Bill Kehoe - CKSO TV - Cambrian Broadcasting SudburyBirthplace
Pembroke, Ontario

Birthdate
May 13, 1928

Deceased
March 18, 2004

Photo Credit
Canadian Communications Foundation


Bill Kehoe is one of the true pioneers of the broadcast industry and certainly part of the history of radio and television in Sudbury. Bill is credited with being CKSO Television’s very first news anchor when it signed on in October of 1953. Kehoe was part of the team on the 25th of that month when CKSO TV first hit the airwaves, broadcasting from the Beatty Street Hill location. Simultaneously setting another precedent Bill Kehoe’s news broadcast was unique to Canada as no other privately owned broadcaster would have such bragging rights of being there first with this kind of local programming.

Kehoe arrived in Sudbury to work on CKSO Radio in November of 1952. At that time the station was located on Elgin Street behind the old Nickel Range Hotel. His broadcast career may well have been short-lived for mispronouncing the city’s name, Sudbury - making the ‘bury’ sound like ‘berry’. The radio station manager Wilf Woodill promised he would be looking forward to working on television if he learned how to say the name correctly, otherwise he’d be fired! Woodill kept his word. CKSO TV opened in 1953 and Kehoe’s new TV career was born. When construction began at the new Ash Street location, Bill was even there to help out.

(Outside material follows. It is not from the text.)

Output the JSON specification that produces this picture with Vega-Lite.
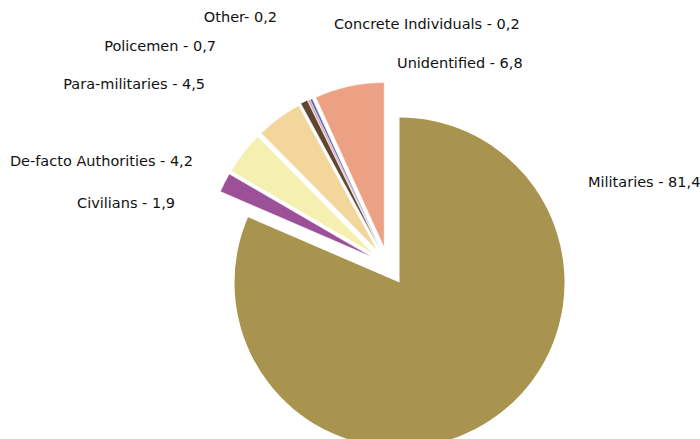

In the pioneer days of television broadcasting, nothing could be taken for granted. CKSO’s local programming including news was live. There were no production aids and everything was done in black and white.

Bill Kehoe would move on to Ottawa. He had hoped to gain employment pending CRTC approval of a new license, however the applicant lost out to another proposal. Bill did join the CBC staff in Ottawa in 1961. At that time, Lloyd Robertson was the chief local news announcer with CBO CBOT - he became the host of the television program “Afternoon Edition”. Bill would enjoy a successful career with CBC TV and Radio in that city.

In a 2001 interview Kehoe told a Sudbury newspaper that for him and people like Judy Erola and Basil Scully, television was so new to them that they were appearing on television before ever setting eyes on a TV set.

In recent years he began working on his autobiography, which also chronicled early television in Sudbury. He passed away at his home in Ottawa on March 18, 2004 at age 75 leaving behind his wife, Bonnie McGlade and children David, Peter, Tom, Anne-Marie Kehoe-Martel, John, Jennifer and Judy.